Der Dharma (die Lehre) ist neutral, klar und rein wie ein schön geschliffener Diamant: legt man ihn auf blauen Samt, so schimmert er blau, legt man ihn auf roten Samt, so schimmert er rot – in seiner Essenz bleibt er aber immer von gleicher Klarheit. Um das Erkennen und Praktizieren dieser Klarheit geht es letztendlich.

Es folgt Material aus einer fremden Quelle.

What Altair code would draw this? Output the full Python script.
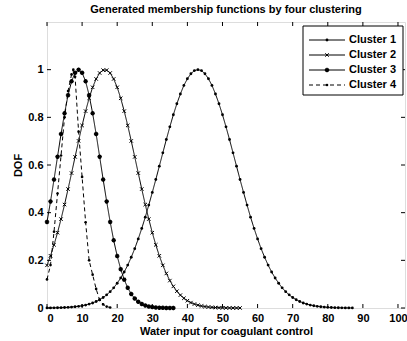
import altair as alt
import pandas as pd

# ---- data ----
x1 = list(range(0, 88))
c1 = [0.0004, 0.0005, 0.0007, 0.001, 0.0015, 0.002, 0.0028, 0.0039, 0.0053, 0.0071,
      0.0094, 0.0124, 0.0163, 0.0211, 0.0272, 0.0347, 0.0439, 0.0552, 0.0686, 0.0847,
      0.104, 0.126, 0.151, 0.180, 0.213, 0.249, 0.290, 0.334, 0.381, 0.432,
      0.485, 0.539, 0.595, 0.651, 0.707, 0.760, 0.811, 0.857, 0.898, 0.934,
      0.962, 0.983, 0.996, 1.0,
      0.996, 0.983, 0.962, 0.934, 0.898, 0.857,
      0.811, 0.760, 0.707, 0.651, 0.595, 0.539, 0.485, 0.432, 0.381, 0.334,
      0.290, 0.249, 0.213, 0.180, 0.151, 0.126, 0.104, 0.0847, 0.0686, 0.0552,
      0.0439, 0.0347, 0.0272, 0.0211, 0.0163, 0.0124, 0.0094, 0.0071, 0.0053, 0.0039,
      0.0028, 0.002, 0.0015, 0.001, 0.0007, 0.0005, 0.0004, 0.0002]

x2 = list(range(0, 56))
c2 = [0.179, 0.219, 0.265, 0.316, 0.373, 0.434, 0.499, 0.566, 0.634, 0.701,
      0.766, 0.826, 0.880, 0.926, 0.961, 0.986, 0.998, 0.998, 0.986, 0.961,
      0.926, 0.880, 0.826, 0.766, 0.701, 0.634, 0.566, 0.499, 0.434, 0.373,
      0.316, 0.265, 0.219, 0.179, 0.145, 0.115, 0.0907, 0.0704, 0.0540, 0.0409,
      0.0306, 0.0226, 0.0165, 0.0119, 0.0084, 0.0059, 0.0041, 0.0028, 0.0019, 0.0013,
      0.0008, 0.0005, 0.0003, 0.0002, 0.0001, 0.0001]

x3 = list(range(0, 37))
c3 = [0.361, 0.447, 0.539, 0.635, 0.730, 0.817, 0.893, 0.951, 0.987, 1.0,
      0.987, 0.951, 0.893, 0.817, 0.730, 0.635, 0.539, 0.447, 0.361, 0.284,
      0.218, 0.163, 0.119, 0.0847, 0.0588, 0.0398, 0.0263, 0.0169, 0.0106, 0.0065,
      0.0039, 0.0023, 0.0013, 0.0007, 0.0004, 0.0002, 0.0001]

x4 = [0, 1, 2, 3, 4, 5, 6, 7, 7.5, 8, 9, 10, 11, 12, 13, 14, 15, 16, 17, 18]
c4 = [0.12, 0.18, 0.32, 0.48, 0.64, 0.80, 0.91, 0.98, 1.0, 0.97,
      0.74, 0.55, 0.36, 0.20, 0.14, 0.08, 0.034, 0.015, 0.006, 0.002]

names = ["Cluster 1", "Cluster 2", "Cluster 3", "Cluster 4"]
x_ticks = [0, 10, 20, 30, 40, 50, 60, 70, 80, 90, 100]
y_ticks = [0, 0.2, 0.4, 0.6, 0.8, 1]

title_text = "Generated membership functions by four clustering"
x_title = "Water input for coagulant control"
y_title = "DOF"

# ---- layout / style ----
W, H = 358, 286
FONT = "Liberation Sans"
FW = "bold"
ASTER = "M-1,0L1,0M0,-1L0,1M-0.7,-0.7L0.7,0.7M-0.7,0.7L0.7,-0.7"
XMARK = "M-1,-1L1,1M-1,1L1,-1"

series = [(x1, c1), (x2, c2), (x3, c3), (x4, c4)]
frames = []
for name, (xs, ys) in zip(names, series):
    frames.append(pd.DataFrame({"x": xs, "y": ys, "cluster": name}))
df = pd.concat(frames, ignore_index=True)

xscale = alt.Scale(domain=[0, 102], nice=False, zero=False)
yscale = alt.Scale(domain=[0, 1.2], nice=False)

xaxis = alt.Axis(values=x_ticks, title=x_title, grid=False, domain=False,
                 ticks=False, labelPadding=4, titlePadding=2, labelOverlap=False,
                 labelFontSize=11, titleFontSize=11, labelFont=FONT, titleFont=FONT,
                 labelFontWeight=FW, titleFontWeight=FW,
                 labelColor="black", titleColor="black")
yaxis = alt.Axis(values=y_ticks, title=y_title, grid=False, domain=False, format=".1~f",
                 ticks=False, labelPadding=4, titlePadding=4, labelOverlap=False,
                 labelFontSize=11, titleFontSize=11, labelFont=FONT, titleFont=FONT,
                 labelFontWeight=FW, titleFontWeight=FW,
                 labelColor="black", titleColor="black")
X = alt.X("x:Q", scale=xscale, axis=xaxis)
Y = alt.Y("y:Q", scale=yscale, axis=yaxis)

styles = {
    "Cluster 1": dict(shape="circle", size=8, filled=True, dash=[1, 0], sw=1),
    "Cluster 2": dict(shape=XMARK, size=12, filled=False, dash=[1, 0], sw=1),
    "Cluster 3": dict(shape=ASTER, size=20, filled=False, dash=[1, 0], sw=1.3),
    "Cluster 4": dict(shape="circle", size=7, filled=True, dash=[4, 3], sw=1),
}

base = alt.Chart(df)
layers = []
for name in names:
    st = styles[name]
    sub = base.transform_filter(alt.datum.cluster == name)
    layers.append(sub.mark_line(color="black", strokeWidth=1, strokeDash=st["dash"]).encode(x=X, y=Y))
    layers.append(sub.mark_point(shape=st["shape"], size=st["size"], filled=st["filled"],
                                 color="black", strokeWidth=st["sw"], opacity=1).encode(x=X, y=Y))

# inward ticks (MATLAB box style)
xt = alt.Chart(pd.DataFrame({"x": x_ticks}))
yt = alt.Chart(pd.DataFrame({"y": y_ticks}))
tick_layers = [
    xt.mark_rule(color="black", strokeWidth=1).encode(x=X, y=alt.value(H), y2=alt.value(H - 4)),
    xt.mark_rule(color="black", strokeWidth=1).encode(x=X, y=alt.value(0), y2=alt.value(4)),
    yt.mark_rule(color="black", strokeWidth=1).encode(y=Y, x=alt.value(0), x2=alt.value(4)),
    yt.mark_rule(color="black", strokeWidth=1).encode(y=Y, x=alt.value(W), x2=alt.value(W - 4)),
]

# legend box
one = alt.Chart(pd.DataFrame({"a": [0]}))
LX0, LX1, LY0, LY1 = 256, 356, 4, 73
legend_layers = [
    one.mark_rect(fill="white", stroke="black", strokeWidth=1).encode(
        x=alt.value(LX0), x2=alt.value(LX1), y=alt.value(LY0), y2=alt.value(LY1))
]
row_y = [18, 33, 48, 63]
for name, ry in zip(names, row_y):
    st = styles[name]
    legend_layers.append(one.mark_rule(color="black", strokeWidth=1, strokeDash=st["dash"]).encode(
        x=alt.value(LX0 + 6), x2=alt.value(LX0 + 42), y=alt.value(ry)))
    legend_layers.append(one.mark_point(shape=st["shape"], size=st["size"], filled=st["filled"],
                                        color="black", strokeWidth=st["sw"], opacity=1).encode(
        x=alt.value(LX0 + 24), y=alt.value(ry)))
    legend_layers.append(one.mark_text(text=name, align="left", baseline="middle", font=FONT,
                                       fontSize=11, fontWeight=FW, color="black").encode(
        x=alt.value(LX0 + 46), y=alt.value(ry)))

chart = alt.layer(*layers, *tick_layers, *legend_layers).properties(
    width=W, height=H,
    title=alt.TitleParams(title_text, font=FONT, fontSize=11, fontWeight=FW,
                          anchor="middle", offset=7, color="black"),
    autosize=alt.AutoSizeParams(type="none"),
    padding={"left": 47, "top": 22, "right": 2, "bottom": 33},
).configure_view(stroke="black", strokeWidth=1).configure(background="white")

chart.save("out.html", embed_options={"renderer": "svg", "actions": False})
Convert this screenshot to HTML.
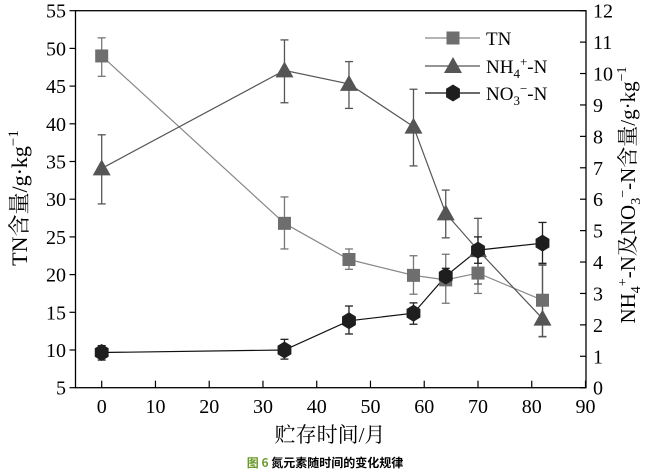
<!DOCTYPE html>
<html><head><meta charset="utf-8"><style>
html,body{margin:0;padding:0;background:#fff;width:652px;height:472px;overflow:hidden}
svg{display:block}
</style></head><body>
<svg id="s" width="652" height="472" xmlns="http://www.w3.org/2000/svg" font-family="Liberation Serif, 'Noto Serif CJK SC', serif"></svg>
<script>
const s=document.getElementById('s');
const X0=75.5,X1=586,T=10.7,B=387.7;
const fx=v=>101.7+v*(585.5-101.7)/90;
const fl=v=>B-(v-5)*(B-T)/50;
const fr=v=>B-v*(B-T)/12;
let h='';
h+=`<rect x="${X0}" y="${T}" width="${X1-X0}" height="${B-T}" fill="none" stroke="#000" stroke-width="1.3"/>`;
for(let v=5;v<=55;v+=5){const y=fl(v);h+=`<line x1="${X0-6}" x2="${X0}" y1="${y}" y2="${y}" stroke="#000" stroke-width="1.2"/><text x="66" y="${y+7}" font-size="20" text-anchor="end">${v}</text>`;}
for(let v=0;v<=12;v++){const y=fr(v);h+=`<line x1="${X1-6}" x2="${X1}" y1="${y}" y2="${y}" stroke="#000" stroke-width="1.2"/><text x="593" y="${y+7}" font-size="20">${v}</text>`;}
for(let v=0;v<=90;v+=10){const x=fx(v);h+=`<line x1="${x}" x2="${x}" y1="${B-7}" y2="${B}" stroke="#000" stroke-width="1.2"/><text x="${x}" y="413" font-size="20" text-anchor="middle">${v}</text>`;}
const TN=[[0,49,46.3,51.4],[34,26.8,23.4,30.3],[46,22,20.7,23.4],[58,19.9,17.4,22.5],[64,19.3,16.2,22.7],[70,20.2,17.5,22.8],[82,16.6,11.8,21.4]];
const NH=[[0,6.98,5.85,8.05],[34,10.1,9.07,11.07],[46,9.67,8.89,10.38],[58,8.31,7.06,9.5],[64,5.55,4.77,6.29],[70,4.38,3.3,5.39],[82,2.2,1.62,3.9]];
const NO=[[0,1.12,0.88,1.34],[34,1.2,0.91,1.54],[46,2.13,1.71,2.6],[58,2.37,2.02,2.7],[64,3.55,3.3,3.8],[70,4.38,3.96,4.8],[82,4.6,3.96,5.26]];
function series(d,f,col,lc){
 let p=d.map(r=>`${fx(r[0])},${f(r[1])}`).join(' ');
 let o=`<polyline points="${p}" fill="none" stroke="${lc}" stroke-width="1.2"/>`;
 d.forEach(r=>{const x=fx(r[0]);o+=`<g stroke="${col}" stroke-width="1.3"><line x1="${x}" x2="${x}" y1="${f(r[2])}" y2="${f(r[3])}"/><line x1="${x-4}" x2="${x+4}" y1="${f(r[2])}" y2="${f(r[2])}"/><line x1="${x-4}" x2="${x+4}" y1="${f(r[3])}" y2="${f(r[3])}"/></g>`});
 return o;}
function sq(x,y,c){return `<rect x="${x-6.5}" y="${y-6.5}" width="13" height="13" fill="${c}"/>`}
function tri(x,y,c){return `<polygon points="${x},${y-9} ${x-9},${y+7} ${x+9},${y+7}" fill="${c}"/>`}
function hex(x,y,c){let p=[];for(let i=0;i<6;i++){const a=Math.PI/3*i+Math.PI/6;p.push(`${x+8*Math.cos(a)},${y+8.5*Math.sin(a)}`)}return `<polygon points="${p.join(' ')}" fill="${c}"/>`}
h+=series(TN,fl,'#777','#888');
h+=series(NH,fr,'#555','#555');
h+=series(NO,fr,'#222','#111');
TN.forEach(r=>h+=sq(fx(r[0]),fl(r[1]),'#6e6e6e'));
NH.forEach(r=>h+=tri(fx(r[0]),fr(r[1]),'#555'));
NO.forEach(r=>h+=hex(fx(r[0]),fr(r[1]),'#1e1e1e'));
h+=`<line x1="425" x2="480" y1="38" y2="38" stroke="#888" stroke-width="1.2"/>`+sq(453,38,'#6e6e6e')+`<text x="486" y="45" font-size="19">TN</text>`;
h+=`<line x1="425" x2="480" y1="66" y2="66" stroke="#555" stroke-width="1.2"/>`+tri(453,66,'#555')+`<text x="486" y="73" font-size="19">NH<tspan font-size="13" dy="5">4</tspan><tspan font-size="13" dy="-12">+</tspan><tspan dy="7">-N</tspan></text>`;
h+=`<line x1="425" x2="480" y1="93" y2="93" stroke="#111" stroke-width="1.2"/>`+hex(453,93,'#1e1e1e')+`<text x="486" y="100" font-size="19">NO<tspan font-size="13" dy="5">3</tspan><tspan font-size="13" dy="-12">−</tspan><tspan dy="7">-N</tspan></text>`;
h+=`<text transform="translate(27,198) rotate(-90)" font-size="22" text-anchor="middle">TN含量/g·kg<tspan font-size="15" dy="-9">−1</tspan></text>`;
h+=`<text transform="translate(635,195) rotate(-90)" font-size="21" text-anchor="middle">NH<tspan font-size="14" dy="5">4</tspan><tspan font-size="14" dy="-13">+</tspan><tspan dy="8">-N及NO</tspan><tspan font-size="14" dy="5">3</tspan><tspan font-size="14" dy="-13">−</tspan><tspan dy="8">-N含量/g·kg</tspan><tspan font-size="14" dy="-9">−1</tspan></text>`;
h+=`<text x="330" y="442" font-size="21" text-anchor="middle">贮存时间/月</text>`;
h+=`<text x="325" y="467" font-size="12" font-weight="bold" text-anchor="middle" font-family="'Noto Sans CJK SC',sans-serif"><tspan fill="#6a9a2a">图 6 </tspan>氮元素随时间的变化规律</text>`;
s.innerHTML=h;
</script>
</body></html>
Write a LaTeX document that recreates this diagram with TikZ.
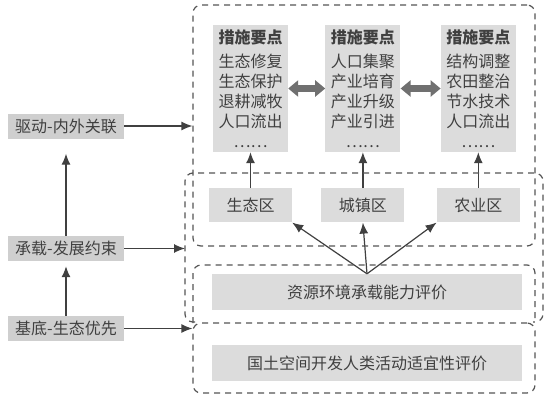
\documentclass[tikz,border=0pt]{standalone}
\usepackage{fontspec}
\setmainfont{Noto Sans CJK SC}
\usetikzlibrary{arrows.meta, positioning}
\definecolor{ink}{HTML}{404040}
\definecolor{mesh}{HTML}{DCDCDC}
\definecolor{meshdark}{HTML}{CFCFCF}
\definecolor{dashgray}{HTML}{555555}

\begin{document}
\begin{tikzpicture}[
        x=1pt, y=-1pt,
        node distance=36pt and 37pt,
        every node/.style={font=\fontsize{16}{20}\selectfont, text=ink, inner sep=2pt},
        cell/.style={fill=mesh, minimum width=75pt, minimum height=127pt, align=center},
        zone/.style={fill=mesh, minimum width=83pt, minimum height=34pt},
        evalbar/.style={fill=mesh, minimum width=310pt, minimum height=36pt},
        tag/.style={fill=meshdark, minimum width=116pt, minimum height=25pt, inner sep=1pt},
        frame/.style={draw=dashgray, line width=1.2pt, dash pattern=on 6pt off 5pt, rounded corners=8pt},
        arrowstyle/.style={-{Latex[length=11pt,width=9pt]}, line width=1.2pt, ink},
        twoway/.style={{Triangle[length=10pt,width=16pt]}-{Triangle[length=10pt,width=16pt]}, line width=7pt, ink!75}
    ]
    \useasboundingbox (0,0) rectangle (554,404);

    % measures
    \node[cell] (m1) at (250.5,88.5) {{\bfseries 措施要点}\\[4pt]生态修复\\生态保护\\退耕减牧\\人口流出\\……};
    \node[cell, right=of m1] (m2) {{\bfseries 措施要点}\\[4pt]人口集聚\\产业培育\\产业升级\\产业引进\\……};
    \node[cell, right=40pt of m2] (m3) {{\bfseries 措施要点}\\[4pt]结构调整\\农田整治\\节水技术\\人口流出\\……};
    \draw[twoway] (m1) -- (m2);
    \draw[twoway] (m2) -- (m3);

    % zones
    \node[zone, below=of m1] (z1) {生态区};
    \node[zone, below=of m2] (z2) {城镇区};
    \node[zone, below=of m3] (z3) {农业区};
    \draw[arrowstyle] (z1) -- (m1);
    \draw[arrowstyle] (z2) -- (m2);
    \draw[arrowstyle] (z3) -- (m3);

    % evaluations
    \node[evalbar] (res) at (367,292) {资源环境承载能力评价};
    \node[evalbar, below=35pt of res] (suit) {国土空间开发人类活动适宜性评价};
    \draw[arrowstyle] (res.north) -- (z1.south east);
    \draw[arrowstyle] (res.north) -- (z2.south);
    \draw[arrowstyle] (res.north) -- (z3.south west);

    % dashed frames
    \node[frame, minimum width=342pt, minimum height=241pt] (outerA) at (364,125.5) {};
    \node[frame, minimum width=342pt, minimum height=70pt] (outerC) at (364,358) {};
    \draw[frame] (195,322) -- (185,322) -- (185,173) -- (543,173) -- (543,322) -- (533,322);
    \draw[frame] (193,323) -- (193,265) -- (535,265) -- (535,323);
    \coordinate (bLeft) at (185,248);

    % left chain
    \node[tag] (drive) at (66,126) {驱动-内外关联};
    \node[tag] (bear) at (66,248.5) {承载-发展约束};
    \node[tag] (base) at (66,328.5) {基底-生态优先};
    \draw[arrowstyle] (drive) -- (drive -| outerA.west);
    \draw[arrowstyle] (bear) -- (bear -| bLeft);
    \draw[arrowstyle] (base) -- (base -| outerC.west);
    \draw[arrowstyle, shorten >=15pt] (bear) -- (drive);
    \draw[arrowstyle, shorten >=5pt] (base) -- (bear);
\end{tikzpicture}
\end{document}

Gerade die Lehre des Buddha mit ihrer weitgehend friedlichen Entwicklungsgeschichte und der besonderen Form von Toleranz kann einen wesentlichen und hilfreichen Beitrag leisten. Der Buddhismus betrachtet sich nicht als die einzig wahre Lehre, sondern sieht sich selbst und alle anderen Religionen als gleichberechtigte und gleichwertige Wege, die den Menschen Hilfe aus ihrer spirituellen Not – aber auch ganz pragmatisch, aus ihren täglichen Belastungen – bieten können. Der Buddhismus versteht sich nicht in Konkurrenz zu den anderen Religionen – er ist ein Angebot an jene Suchenden, die in den anderen Religionen ihren Weg nicht finden. Es geht nicht darum, wer den besseren Weg bietet, sondern es geht für jeden einzelnen darum, den für sich richtigen Weg zu finden.
Der Weg des Buddha ist vor allem auch ein Weg zur Entwicklung des einzelnen Menschen. Er soll den Einzelnen zu Einsicht und Erkenntnis führen – und über die Entwicklung der einzelnen Menschen kann auch eine Entwicklung der Gesellschaft stattfinden.
Diesen suchenden Menschen mögliche Antworten und Wege aufzuzeigen, darin liegt die Zukunft des Buddhismus in Österreich, und die bestmöglichen Bedingungen dafür zu schaffen, darin liegt die Aufgabe der Österreichischen Buddhistischen Religionsgesellschaft.
Mögen alle Wesen frei von Leiden und dessen Bedingungen sein!
Mögen alle Wesen Glück und die Bedingungen für Glück besitzen!
Mögen alle Wesen glücklich sein!
Karl Eugen Neumann
(1865, Wien – 1915, Wien)
Neumann hat als erster große Teile des Pali-Kanons in die deutsche Sprache übersetzt, und er gilt als wichtiger Wegbereiter des Buddhismus in Europa.